Exactly repeat the material, dropping every picture from the copy.

[Items from a dataset]
##############################

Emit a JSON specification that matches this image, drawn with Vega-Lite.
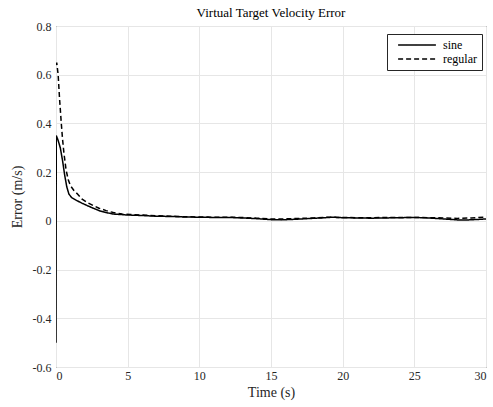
{
  "$schema": "https://vega.github.io/schema/vega-lite/v6.json",
  "width": 430,
  "height": 341,
  "padding": {"left": 10, "top": 7, "right": 6, "bottom": 5},
  "background": "white",
  "title": {"text": "Virtual Target Velocity Error", "font": "Liberation Serif", "fontSize": 13, "fontWeight": "normal", "color": "#000000", "offset": 0},
  "config": {
    "view": {"stroke": "#262626", "strokeWidth": 1},
    "axis": {"labelFont": "Liberation Serif", "titleFont": "Liberation Serif", "labelFontSize": 12, "titleFontSize": 14, "titleFontWeight": "normal", "labelColor": "#262626", "titleColor": "#262626", "gridColor": "#e6e6e6", "gridWidth": 1, "domain": false, "ticks": false}
  },
  "data": {"values": [
    {"t": 0, "e": -0.5, "s": "sine"},
    {"t": 0.02, "e": 0.35, "s": "sine"},
    {"t": 0.15, "e": 0.33, "s": "sine"},
    {"t": 0.3, "e": 0.30, "s": "sine"},
    {"t": 0.45, "e": 0.25, "s": "sine"},
    {"t": 0.6, "e": 0.19, "s": "sine"},
    {"t": 0.75, "e": 0.14, "s": "sine"},
    {"t": 0.9, "e": 0.11, "s": "sine"},
    {"t": 1.1, "e": 0.095, "s": "sine"},
    {"t": 1.4, "e": 0.085, "s": "sine"},
    {"t": 1.8, "e": 0.073, "s": "sine"},
    {"t": 2.2, "e": 0.062, "s": "sine"},
    {"t": 2.6, "e": 0.052, "s": "sine"},
    {"t": 3.0, "e": 0.042, "s": "sine"},
    {"t": 3.5, "e": 0.034, "s": "sine"},
    {"t": 4.0, "e": 0.028, "s": "sine"},
    {"t": 4.5, "e": 0.026, "s": "sine"},
    {"t": 5, "e": 0.024, "s": "sine"},
    {"t": 6, "e": 0.022, "s": "sine"},
    {"t": 7, "e": 0.019, "s": "sine"},
    {"t": 8, "e": 0.018, "s": "sine"},
    {"t": 9, "e": 0.016, "s": "sine"},
    {"t": 10, "e": 0.015, "s": "sine"},
    {"t": 11, "e": 0.014, "s": "sine"},
    {"t": 12, "e": 0.014, "s": "sine"},
    {"t": 13, "e": 0.012, "s": "sine"},
    {"t": 14, "e": 0.009, "s": "sine"},
    {"t": 15, "e": 0.005, "s": "sine"},
    {"t": 15.7, "e": 0.004, "s": "sine"},
    {"t": 16.5, "e": 0.006, "s": "sine"},
    {"t": 17.5, "e": 0.009, "s": "sine"},
    {"t": 18.5, "e": 0.012, "s": "sine"},
    {"t": 19.3, "e": 0.015, "s": "sine"},
    {"t": 20, "e": 0.013, "s": "sine"},
    {"t": 21, "e": 0.012, "s": "sine"},
    {"t": 22, "e": 0.011, "s": "sine"},
    {"t": 23, "e": 0.012, "s": "sine"},
    {"t": 24, "e": 0.013, "s": "sine"},
    {"t": 25, "e": 0.014, "s": "sine"},
    {"t": 26, "e": 0.012, "s": "sine"},
    {"t": 27, "e": 0.008, "s": "sine"},
    {"t": 28, "e": 0.004, "s": "sine"},
    {"t": 28.8, "e": 0.004, "s": "sine"},
    {"t": 29.5, "e": 0.006, "s": "sine"},
    {"t": 30, "e": 0.008, "s": "sine"},
    {"t": 0.02, "e": 0.64, "s": "regular"},
    {"t": 0.05, "e": 0.65, "s": "regular"},
    {"t": 0.15, "e": 0.6, "s": "regular"},
    {"t": 0.25, "e": 0.5, "s": "regular"},
    {"t": 0.37, "e": 0.4, "s": "regular"},
    {"t": 0.45, "e": 0.34, "s": "regular"},
    {"t": 0.55, "e": 0.28, "s": "regular"},
    {"t": 0.7, "e": 0.21, "s": "regular"},
    {"t": 0.85, "e": 0.17, "s": "regular"},
    {"t": 1.0, "e": 0.145, "s": "regular"},
    {"t": 1.25, "e": 0.125, "s": "regular"},
    {"t": 1.5, "e": 0.11, "s": "regular"},
    {"t": 1.8, "e": 0.09, "s": "regular"},
    {"t": 2.2, "e": 0.075, "s": "regular"},
    {"t": 2.6, "e": 0.063, "s": "regular"},
    {"t": 3.0, "e": 0.052, "s": "regular"},
    {"t": 3.5, "e": 0.042, "s": "regular"},
    {"t": 4.0, "e": 0.034, "s": "regular"},
    {"t": 4.6, "e": 0.028, "s": "regular"},
    {"t": 5.2, "e": 0.026, "s": "regular"},
    {"t": 6, "e": 0.024, "s": "regular"},
    {"t": 7, "e": 0.021, "s": "regular"},
    {"t": 8, "e": 0.019, "s": "regular"},
    {"t": 9, "e": 0.017, "s": "regular"},
    {"t": 10, "e": 0.016, "s": "regular"},
    {"t": 11, "e": 0.015, "s": "regular"},
    {"t": 12, "e": 0.015, "s": "regular"},
    {"t": 13, "e": 0.014, "s": "regular"},
    {"t": 14, "e": 0.011, "s": "regular"},
    {"t": 15, "e": 0.008, "s": "regular"},
    {"t": 16, "e": 0.008, "s": "regular"},
    {"t": 17, "e": 0.01, "s": "regular"},
    {"t": 18, "e": 0.012, "s": "regular"},
    {"t": 19, "e": 0.015, "s": "regular"},
    {"t": 20, "e": 0.014, "s": "regular"},
    {"t": 21, "e": 0.013, "s": "regular"},
    {"t": 22, "e": 0.013, "s": "regular"},
    {"t": 23, "e": 0.014, "s": "regular"},
    {"t": 24, "e": 0.014, "s": "regular"},
    {"t": 25, "e": 0.014, "s": "regular"},
    {"t": 26, "e": 0.013, "s": "regular"},
    {"t": 27, "e": 0.012, "s": "regular"},
    {"t": 28, "e": 0.01, "s": "regular"},
    {"t": 29, "e": 0.012, "s": "regular"},
    {"t": 30, "e": 0.015, "s": "regular"}
  ]},
  "mark": {"type": "line", "color": "black", "strokeWidth": 1.5, "clip": true},
  "encoding": {
    "x": {"field": "t", "type": "quantitative", "scale": {"domain": [0, 30], "nice": false}, "axis": {"title": "Time (s)", "labelFont": "Liberation Serif", "titleFont": "Liberation Serif", "values": [0, 5, 10, 15, 20, 25, 30], "labelPadding": 3, "titlePadding": 4}},
    "y": {"field": "e", "type": "quantitative", "scale": {"domain": [-0.6, 0.8], "nice": false, "zero": false}, "axis": {"title": "Error (m/s)", "labelFont": "Liberation Serif", "titleFont": "Liberation Serif", "values": [-0.6, -0.4, -0.2, 0, 0.2, 0.4, 0.6, 0.8], "labelExpr": "datum.value == 0 ? '0' : replace(format(datum.value, '.1f'), '−', '-')", "labelPadding": 5, "titlePadding": 8}},
    "strokeDash": {"field": "s", "type": "nominal", "scale": {"domain": ["sine", "regular"], "range": [[1, 0], [5, 3]]}, "legend": {"title": null, "orient": "none", "legendX": 331, "legendY": 8, "symbolType": "M-5.4,0H5.4", "symbolSize": 49, "symbolStrokeWidth": 1.5, "symbolStrokeColor": "black", "labelFont": "Liberation Serif", "labelFontSize": 12, "labelColor": "#000000", "strokeColor": "#262626", "fillColor": "white", "padding": 5, "rowPadding": 2, "symbolOffset": 19, "labelOffset": 20}},
    "order": {"field": "t", "type": "quantitative"}
  }
}
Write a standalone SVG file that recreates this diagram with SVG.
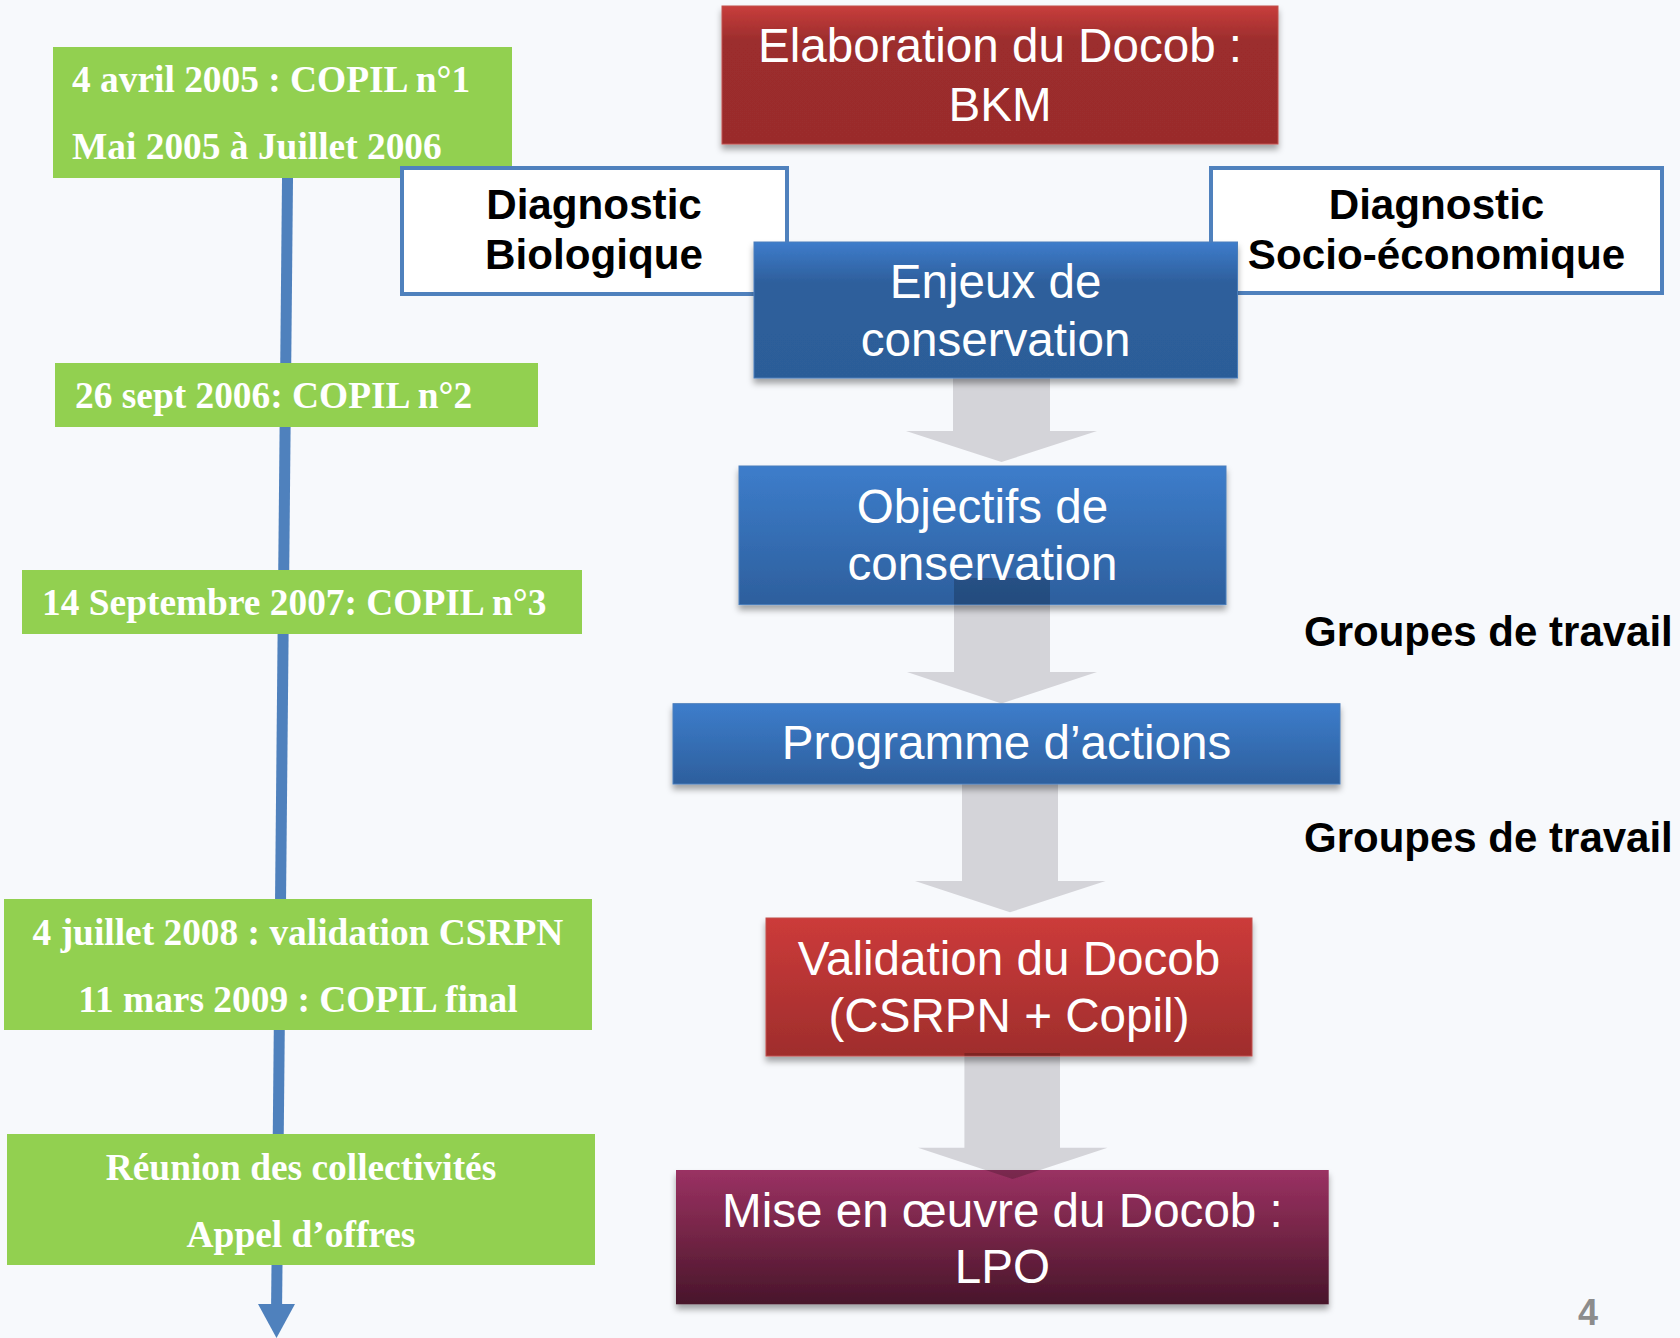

##############################

_Reply to the exercise_
Emit a JSON specification that matches this image, drawn with Vega-Lite.
{
  "$schema": "https://vega.github.io/schema/vega-lite/v6.json",
  "width": 430,
  "height": 341,
  "padding": {"left": 10, "top": 7, "right": 6, "bottom": 5},
  "background": "white",
  "title": {"text": "Virtual Target Velocity Error", "font": "Liberation Serif", "fontSize": 13, "fontWeight": "normal", "color": "#000000", "offset": 0},
  "config": {
    "view": {"stroke": "#262626", "strokeWidth": 1},
    "axis": {"labelFont": "Liberation Serif", "titleFont": "Liberation Serif", "labelFontSize": 12, "titleFontSize": 14, "titleFontWeight": "normal", "labelColor": "#262626", "titleColor": "#262626", "gridColor": "#e6e6e6", "gridWidth": 1, "domain": false, "ticks": false}
  },
  "data": {"values": [
    {"t": 0, "e": -0.5, "s": "sine"},
    {"t": 0.02, "e": 0.35, "s": "sine"},
    {"t": 0.15, "e": 0.33, "s": "sine"},
    {"t": 0.3, "e": 0.30, "s": "sine"},
    {"t": 0.45, "e": 0.25, "s": "sine"},
    {"t": 0.6, "e": 0.19, "s": "sine"},
    {"t": 0.75, "e": 0.14, "s": "sine"},
    {"t": 0.9, "e": 0.11, "s": "sine"},
    {"t": 1.1, "e": 0.095, "s": "sine"},
    {"t": 1.4, "e": 0.085, "s": "sine"},
    {"t": 1.8, "e": 0.073, "s": "sine"},
    {"t": 2.2, "e": 0.062, "s": "sine"},
    {"t": 2.6, "e": 0.052, "s": "sine"},
    {"t": 3.0, "e": 0.042, "s": "sine"},
    {"t": 3.5, "e": 0.034, "s": "sine"},
    {"t": 4.0, "e": 0.028, "s": "sine"},
    {"t": 4.5, "e": 0.026, "s": "sine"},
    {"t": 5, "e": 0.024, "s": "sine"},
    {"t": 6, "e": 0.022, "s": "sine"},
    {"t": 7, "e": 0.019, "s": "sine"},
    {"t": 8, "e": 0.018, "s": "sine"},
    {"t": 9, "e": 0.016, "s": "sine"},
    {"t": 10, "e": 0.015, "s": "sine"},
    {"t": 11, "e": 0.014, "s": "sine"},
    {"t": 12, "e": 0.014, "s": "sine"},
    {"t": 13, "e": 0.012, "s": "sine"},
    {"t": 14, "e": 0.009, "s": "sine"},
    {"t": 15, "e": 0.005, "s": "sine"},
    {"t": 15.7, "e": 0.004, "s": "sine"},
    {"t": 16.5, "e": 0.006, "s": "sine"},
    {"t": 17.5, "e": 0.009, "s": "sine"},
    {"t": 18.5, "e": 0.012, "s": "sine"},
    {"t": 19.3, "e": 0.015, "s": "sine"},
    {"t": 20, "e": 0.013, "s": "sine"},
    {"t": 21, "e": 0.012, "s": "sine"},
    {"t": 22, "e": 0.011, "s": "sine"},
    {"t": 23, "e": 0.012, "s": "sine"},
    {"t": 24, "e": 0.013, "s": "sine"},
    {"t": 25, "e": 0.014, "s": "sine"},
    {"t": 26, "e": 0.012, "s": "sine"},
    {"t": 27, "e": 0.008, "s": "sine"},
    {"t": 28, "e": 0.004, "s": "sine"},
    {"t": 28.8, "e": 0.004, "s": "sine"},
    {"t": 29.5, "e": 0.006, "s": "sine"},
    {"t": 30, "e": 0.008, "s": "sine"},
    {"t": 0.02, "e": 0.64, "s": "regular"},
    {"t": 0.05, "e": 0.65, "s": "regular"},
    {"t": 0.15, "e": 0.6, "s": "regular"},
    {"t": 0.25, "e": 0.5, "s": "regular"},
    {"t": 0.37, "e": 0.4, "s": "regular"},
    {"t": 0.45, "e": 0.34, "s": "regular"},
    {"t": 0.55, "e": 0.28, "s": "regular"},
    {"t": 0.7, "e": 0.21, "s": "regular"},
    {"t": 0.85, "e": 0.17, "s": "regular"},
    {"t": 1.0, "e": 0.145, "s": "regular"},
    {"t": 1.25, "e": 0.125, "s": "regular"},
    {"t": 1.5, "e": 0.11, "s": "regular"},
    {"t": 1.8, "e": 0.09, "s": "regular"},
    {"t": 2.2, "e": 0.075, "s": "regular"},
    {"t": 2.6, "e": 0.063, "s": "regular"},
    {"t": 3.0, "e": 0.052, "s": "regular"},
    {"t": 3.5, "e": 0.042, "s": "regular"},
    {"t": 4.0, "e": 0.034, "s": "regular"},
    {"t": 4.6, "e": 0.028, "s": "regular"},
    {"t": 5.2, "e": 0.026, "s": "regular"},
    {"t": 6, "e": 0.024, "s": "regular"},
    {"t": 7, "e": 0.021, "s": "regular"},
    {"t": 8, "e": 0.019, "s": "regular"},
    {"t": 9, "e": 0.017, "s": "regular"},
    {"t": 10, "e": 0.016, "s": "regular"},
    {"t": 11, "e": 0.015, "s": "regular"},
    {"t": 12, "e": 0.015, "s": "regular"},
    {"t": 13, "e": 0.014, "s": "regular"},
    {"t": 14, "e": 0.011, "s": "regular"},
    {"t": 15, "e": 0.008, "s": "regular"},
    {"t": 16, "e": 0.008, "s": "regular"},
    {"t": 17, "e": 0.01, "s": "regular"},
    {"t": 18, "e": 0.012, "s": "regular"},
    {"t": 19, "e": 0.015, "s": "regular"},
    {"t": 20, "e": 0.014, "s": "regular"},
    {"t": 21, "e": 0.013, "s": "regular"},
    {"t": 22, "e": 0.013, "s": "regular"},
    {"t": 23, "e": 0.014, "s": "regular"},
    {"t": 24, "e": 0.014, "s": "regular"},
    {"t": 25, "e": 0.014, "s": "regular"},
    {"t": 26, "e": 0.013, "s": "regular"},
    {"t": 27, "e": 0.012, "s": "regular"},
    {"t": 28, "e": 0.01, "s": "regular"},
    {"t": 29, "e": 0.012, "s": "regular"},
    {"t": 30, "e": 0.015, "s": "regular"}
  ]},
  "mark": {"type": "line", "color": "black", "strokeWidth": 1.5, "clip": true},
  "encoding": {
    "x": {"field": "t", "type": "quantitative", "scale": {"domain": [0, 30], "nice": false}, "axis": {"title": "Time (s)", "labelFont": "Liberation Serif", "titleFont": "Liberation Serif", "values": [0, 5, 10, 15, 20, 25, 30], "labelPadding": 3, "titlePadding": 4}},
    "y": {"field": "e", "type": "quantitative", "scale": {"domain": [-0.6, 0.8], "nice": false, "zero": false}, "axis": {"title": "Error (m/s)", "labelFont": "Liberation Serif", "titleFont": "Liberation Serif", "values": [-0.6, -0.4, -0.2, 0, 0.2, 0.4, 0.6, 0.8], "labelExpr": "datum.value == 0 ? '0' : replace(format(datum.value, '.1f'), '−', '-')", "labelPadding": 5, "titlePadding": 8}},
    "strokeDash": {"field": "s", "type": "nominal", "scale": {"domain": ["sine", "regular"], "range": [[1, 0], [5, 3]]}, "legend": {"title": null, "orient": "none", "legendX": 331, "legendY": 8, "symbolType": "M-5.4,0H5.4", "symbolSize": 49, "symbolStrokeWidth": 1.5, "symbolStrokeColor": "black", "labelFont": "Liberation Serif", "labelFontSize": 12, "labelColor": "#000000", "strokeColor": "#262626", "fillColor": "white", "padding": 5, "rowPadding": 2, "symbolOffset": 19, "labelOffset": 20}},
    "order": {"field": "t", "type": "quantitative"}
  }
}
Write a standalone SVG file that recreates this diagram with SVG.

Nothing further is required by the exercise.